WHAT IS REQUIRED> Any pictures in the records below should be skipped; write out everything else exactly.

------------------------------------

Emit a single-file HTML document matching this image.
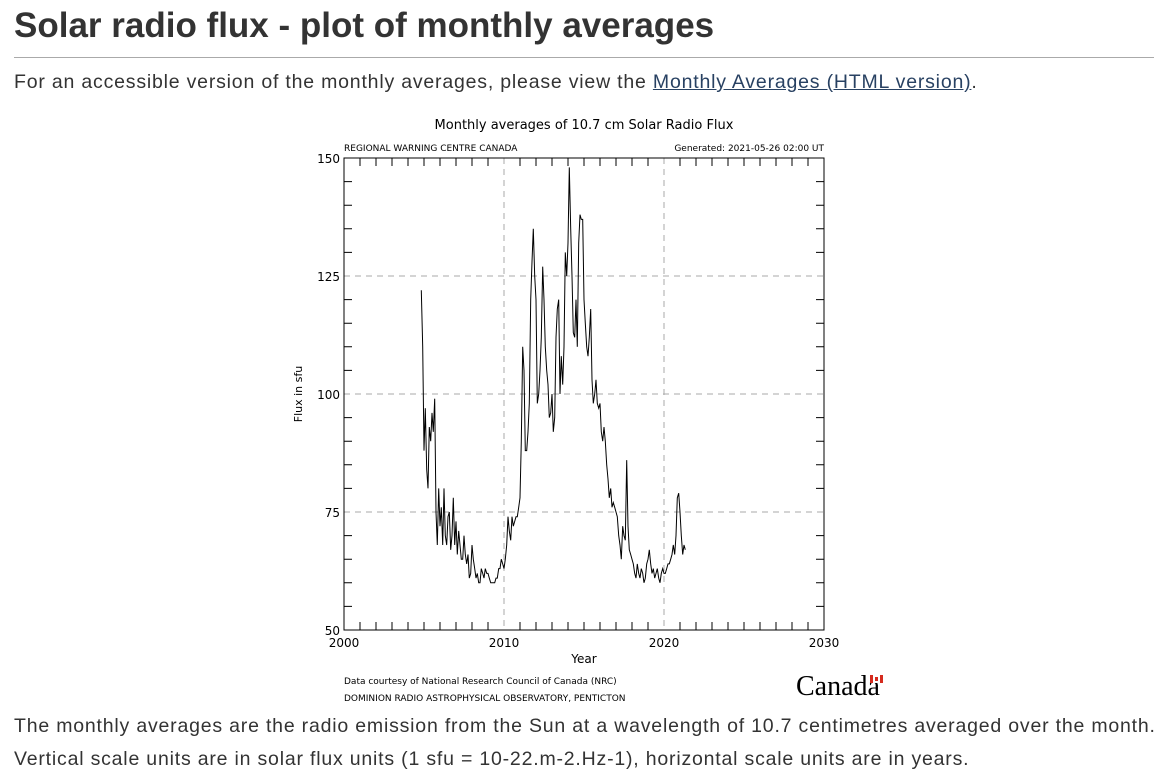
<!DOCTYPE html>
<html><head><meta charset="utf-8">
<style>
body{margin:0;background:#fff;width:1160px;height:783px;overflow:hidden;font-family:"Liberation Sans","DejaVu Sans",sans-serif;color:#333;}
h1{position:absolute;left:14px;top:6px;margin:0;font-size:35px;font-weight:bold;color:#333;letter-spacing:0}
.rule{position:absolute;left:14px;top:57px;width:1140px;height:1px;background:#aaa}
p{position:absolute;left:14px;margin:0;font-size:19.5px;color:#333;white-space:nowrap;letter-spacing:0.8px}
a{color:#284162;text-decoration:underline}
svg{position:absolute;left:0;top:0}
svg text{font-family:"DejaVu Sans","Liberation Sans",sans-serif;fill:#000}
</style></head><body>
<h1>Solar radio flux - plot of monthly averages</h1>
<div class="rule"></div>
<p style="top:71px">For an accessible version of the monthly averages, please view the <a>Monthly Averages (HTML version)</a>.</p>
<svg id="chart" width="1160" height="783">
<text x="584" y="129" font-size="13" text-anchor="middle">Monthly averages of 10.7 cm Solar Radio Flux</text>
<text x="344" y="151" font-size="9">REGIONAL WARNING CENTRE CANADA</text>
<text x="824" y="151" font-size="9" text-anchor="end">Generated: 2021-05-26 02:00 UT</text>
<text x="584" y="663" font-size="12" text-anchor="middle">Year</text>
<text transform="translate(302,394) rotate(-90)" font-size="11" text-anchor="middle">Flux in sfu</text>
<text x="344" y="684" font-size="9">Data courtesy of National Research Council of Canada (NRC)</text>
<text x="344" y="701" font-size="9">DOMINION RADIO ASTROPHYSICAL OBSERVATORY, PENTICTON</text>
<text x="796" y="695" font-size="28" style="font-family:'Liberation Serif',serif">Canada</text>
<g>
<rect x="870" y="675" width="13" height="8" fill="#d52b1e"/>
<rect x="873" y="675" width="7" height="8" fill="#fff"/>
<rect x="875" y="677" width="3" height="4" fill="#d52b1e"/>
</g>
<g id="g"></g>
</svg>
<p style="top:715px">The monthly averages are the radio emission from the Sun at a wavelength of 10.7 centimetres averaged over the month.</p>
<p style="top:748px">Vertical scale units are in solar flux units (1 sfu = 10-22.m-2.Hz-1), horizontal scale units are in years.</p>
<script>
const startYear = 2004.833;
const flux = [122,110,
88,97,84,80,93,90,96,92,99,75,68,80,
72,76,68,80,70,68,74,75,67,70,78,68,
73,66,71,68,65,65,70,66,64,66,61,62,
68,65,63,61,62,60,60,63,62,61,63,62,
62,61,60,60,60,60,61,61,63,63,65,64,
63,65,68,74,71,69,74,72,73,74,74,76,
78,90,110,105,88,88,92,98,120,128,135,125,
120,98,100,105,112,127,120,110,105,102,95,96,
100,92,95,112,118,120,100,108,102,110,130,125,
132,148,135,125,113,112,120,110,132,138,137,137,
120,115,110,108,112,118,103,98,100,103,98,97,
98,92,90,93,90,85,82,78,80,76,77,76,
75,74,70,68,65,72,70,69,86,72,67,66,
65,64,62,61,64,62,61,63,62,60,61,64,
65,67,64,62,63,61,62,63,61,60,62,63,
62,62,63,64,64,65,66,68,66,70,78,79,
75,70,66,68,67];
const xTicks = [2000,2010,2020,2030];
const yTicks = [50,75,100,125,150];
const X0=344,X1=824,Y0=630,Y1=158;
const xs = v => X0+(v-2000)/30*(X1-X0);
const ys = v => Y0-(v-50)/100*(Y0-Y1);
const g=document.getElementById('g');
const NS='http://www.w3.org/2000/svg';
function el(t,a){const e=document.createElementNS(NS,t);for(const k in a)e.setAttribute(k,a[k]);g.appendChild(e);return e;}
xTicks.slice(1,-1).forEach(t=>{const l=el('line',{x1:xs(t),x2:xs(t),y1:Y1,y2:Y0,stroke:'#aaa','stroke-dasharray':'6,5'});

});
yTicks.slice(1,-1).forEach(t=>{const l=el('line',{x1:X0,x2:X1,y1:ys(t),y2:ys(t),stroke:'#aaa','stroke-dasharray':'6,5'});

});
let d='';
for(let y=2000;y<=2030;y++){const x=xs(y);const L=(y%10==0)?0:8;if(L){d+=`M${x},${Y0}v-${L}M${x},${Y1}v${L}`;}}
for(let v=50;v<=150;v+=5){if(v%25==0)continue;const y=ys(v);d+=`M${X0},${y}h8M${X1},${y}h-8`;}
const tk=el('path',{d:d,stroke:'#000','stroke-width':1,fill:'none'});


const fr=el('rect',{x:X0,y:Y1,width:X1-X0,height:Y0-Y1,fill:'none',stroke:'#000'});


xTicks.forEach(t=>{const e=el('text',{x:xs(t),y:Y0+17,'font-size':12,'text-anchor':'middle'});e.textContent=t;

});
yTicks.forEach(t=>{const e=el('text',{x:X0-4,y:ys(t)+5,'font-size':12,'text-anchor':'end'});e.textContent=t;

});
let p='';
flux.forEach((v,i)=>{const x=xs(startYear+i/12),y=ys(v);p+=(i?'L':'M')+x.toFixed(1)+','+y.toFixed(1);});
const s=el('path',{d:p,fill:'none',stroke:'#000','stroke-width':1});


</script>
</body></html>
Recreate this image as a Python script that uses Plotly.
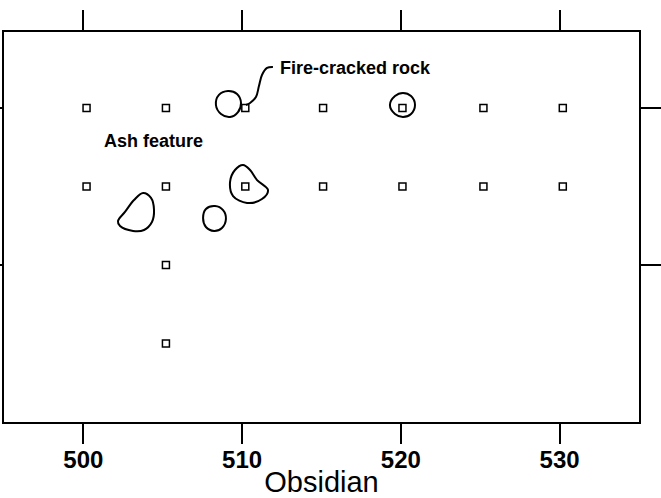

------------------------------------

OUTPUT FOR THIS TASK>
Emit a single-file HTML document matching this image.
<!DOCTYPE html>
<html><head><meta charset="utf-8">
<style>
body{margin:0;background:#fff;width:1160px;height:783px;overflow:hidden;font-family:"Liberation Sans","DejaVu Sans",sans-serif;color:#333;}
h1{position:absolute;left:14px;top:6px;margin:0;font-size:35px;font-weight:bold;color:#333;letter-spacing:0}
.rule{position:absolute;left:14px;top:57px;width:1140px;height:1px;background:#aaa}
p{position:absolute;left:14px;margin:0;font-size:19.5px;color:#333;white-space:nowrap;letter-spacing:0.8px}
a{color:#284162;text-decoration:underline}
svg{position:absolute;left:0;top:0}
svg text{font-family:"DejaVu Sans","Liberation Sans",sans-serif;fill:#000}
</style></head><body>
<h1>Solar radio flux - plot of monthly averages</h1>
<div class="rule"></div>
<p style="top:71px">For an accessible version of the monthly averages, please view the <a>Monthly Averages (HTML version)</a>.</p>
<svg id="chart" width="1160" height="783">
<text x="584" y="129" font-size="13" text-anchor="middle">Monthly averages of 10.7 cm Solar Radio Flux</text>
<text x="344" y="151" font-size="9">REGIONAL WARNING CENTRE CANADA</text>
<text x="824" y="151" font-size="9" text-anchor="end">Generated: 2021-05-26 02:00 UT</text>
<text x="584" y="663" font-size="12" text-anchor="middle">Year</text>
<text transform="translate(302,394) rotate(-90)" font-size="11" text-anchor="middle">Flux in sfu</text>
<text x="344" y="684" font-size="9">Data courtesy of National Research Council of Canada (NRC)</text>
<text x="344" y="701" font-size="9">DOMINION RADIO ASTROPHYSICAL OBSERVATORY, PENTICTON</text>
<text x="796" y="695" font-size="28" style="font-family:'Liberation Serif',serif">Canada</text>
<g>
<rect x="870" y="675" width="13" height="8" fill="#d52b1e"/>
<rect x="873" y="675" width="7" height="8" fill="#fff"/>
<rect x="875" y="677" width="3" height="4" fill="#d52b1e"/>
</g>
<g id="g"></g>
</svg>
<p style="top:715px">The monthly averages are the radio emission from the Sun at a wavelength of 10.7 centimetres averaged over the month.</p>
<p style="top:748px">Vertical scale units are in solar flux units (1 sfu = 10-22.m-2.Hz-1), horizontal scale units are in years.</p>
<script>
const startYear = 2004.833;
const flux = [122,110,
88,97,84,80,93,90,96,92,99,75,68,80,
72,76,68,80,70,68,74,75,67,70,78,68,
73,66,71,68,65,65,70,66,64,66,61,62,
68,65,63,61,62,60,60,63,62,61,63,62,
62,61,60,60,60,60,61,61,63,63,65,64,
63,65,68,74,71,69,74,72,73,74,74,76,
78,90,110,105,88,88,92,98,120,128,135,125,
120,98,100,105,112,127,120,110,105,102,95,96,
100,92,95,112,118,120,100,108,102,110,130,125,
132,148,135,125,113,112,120,110,132,138,137,137,
120,115,110,108,112,118,103,98,100,103,98,97,
98,92,90,93,90,85,82,78,80,76,77,76,
75,74,70,68,65,72,70,69,86,72,67,66,
65,64,62,61,64,62,61,63,62,60,61,64,
65,67,64,62,63,61,62,63,61,60,62,63,
62,62,63,64,64,65,66,68,66,70,78,79,
75,70,66,68,67];
const xTicks = [2000,2010,2020,2030];
const yTicks = [50,75,100,125,150];
const X0=344,X1=824,Y0=630,Y1=158;
const xs = v => X0+(v-2000)/30*(X1-X0);
const ys = v => Y0-(v-50)/100*(Y0-Y1);
const g=document.getElementById('g');
const NS='http://www.w3.org/2000/svg';
function el(t,a){const e=document.createElementNS(NS,t);for(const k in a)e.setAttribute(k,a[k]);g.appendChild(e);return e;}
xTicks.slice(1,-1).forEach(t=>{const l=el('line',{x1:xs(t),x2:xs(t),y1:Y1,y2:Y0,stroke:'#aaa','stroke-dasharray':'6,5'});

});
yTicks.slice(1,-1).forEach(t=>{const l=el('line',{x1:X0,x2:X1,y1:ys(t),y2:ys(t),stroke:'#aaa','stroke-dasharray':'6,5'});

});
let d='';
for(let y=2000;y<=2030;y++){const x=xs(y);const L=(y%10==0)?0:8;if(L){d+=`M${x},${Y0}v-${L}M${x},${Y1}v${L}`;}}
for(let v=50;v<=150;v+=5){if(v%25==0)continue;const y=ys(v);d+=`M${X0},${y}h8M${X1},${y}h-8`;}
const tk=el('path',{d:d,stroke:'#000','stroke-width':1,fill:'none'});


const fr=el('rect',{x:X0,y:Y1,width:X1-X0,height:Y0-Y1,fill:'none',stroke:'#000'});


xTicks.forEach(t=>{const e=el('text',{x:xs(t),y:Y0+17,'font-size':12,'text-anchor':'middle'});e.textContent=t;

});
yTicks.forEach(t=>{const e=el('text',{x:X0-4,y:ys(t)+5,'font-size':12,'text-anchor':'end'});e.textContent=t;

});
let p='';
flux.forEach((v,i)=>{const x=xs(startYear+i/12),y=ys(v);p+=(i?'L':'M')+x.toFixed(1)+','+y.toFixed(1);});
const s=el('path',{d:p,fill:'none',stroke:'#000','stroke-width':1});


</script>
</body></html>
Recreate this image as a Python script that uses Plotly.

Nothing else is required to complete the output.